You say that you don’t hear Kashmiri that often around you, and you have stopped speaking it that often as well. Is that how languages die? What keeps you from putting a conscious effort to preserve it?
I just never really spoke it. Because as we moved into new spaces, I had to learn the language of where we were. When I was three, all of a sudden, I was like, oh, I got to learn English. And when I was six, it was like I got to learn American, a whole other language, and my easiest language became English. And then my brother also had difficulty just understanding Kashmiri, so he and I spoke in English. I can speak Hindi, enough conversationally, but my parents spoke to me in Kashmiri, and I spoke to them in English. That’s just what it was, and maybe it is. I don’t think the language is going to die. There are still Kashmiris speaking Kashmiri. I’m not totally worried about that. I wish they could figure out a more codified way to teach it.
Do you not think that your book can be perceived as political? And especially when you’re writing about a geography which has changed so much. You have recently denied that interpretation.

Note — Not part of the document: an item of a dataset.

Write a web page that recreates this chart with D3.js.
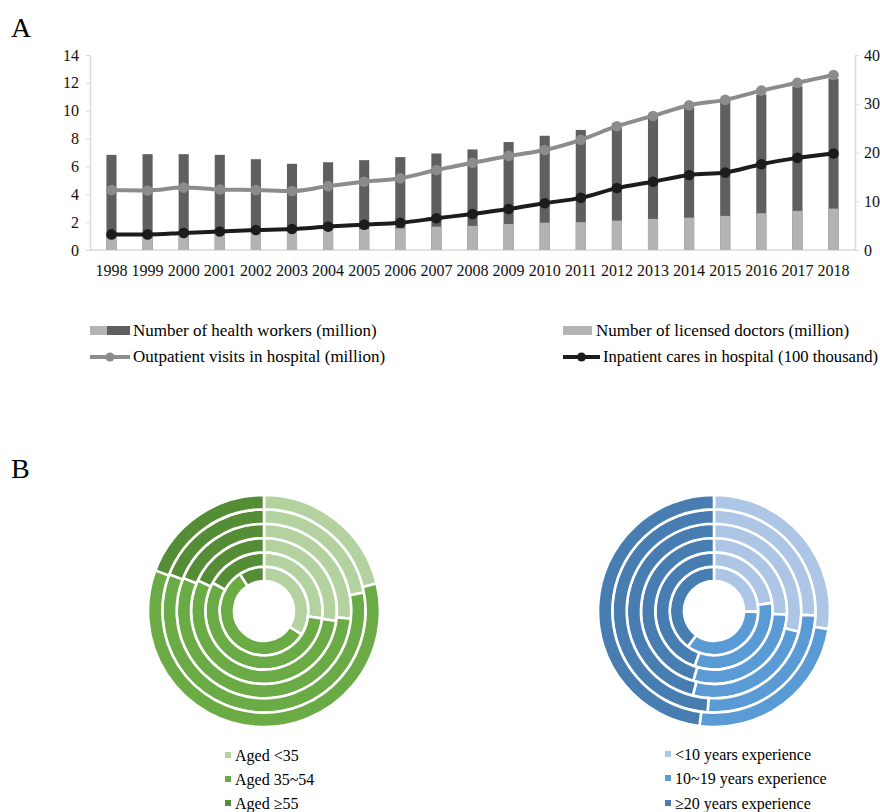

It was not intended in that way, but my book can be perceived in as many ways as there are readers for it. When I wrote it, I had no intention to make a point. I think that’s where it helped because I would get overwhelmed thinking there’s so much going on, I have to give so much context; I should explain this, I should explain that. I’m not a historian. I’m not a political reporter, that’s not my job. I think I approach it all with empathy. I believe that every human has the right to live in safety and good health. Obviously, we don’t all have that. I’m not happy about that, but I’m not going to sit here and talk about sides. Obviously, I have an affiliation and a love for my own community, but that’s the community I grew up in. Do I also feel that everyone around us has also suffered? I do.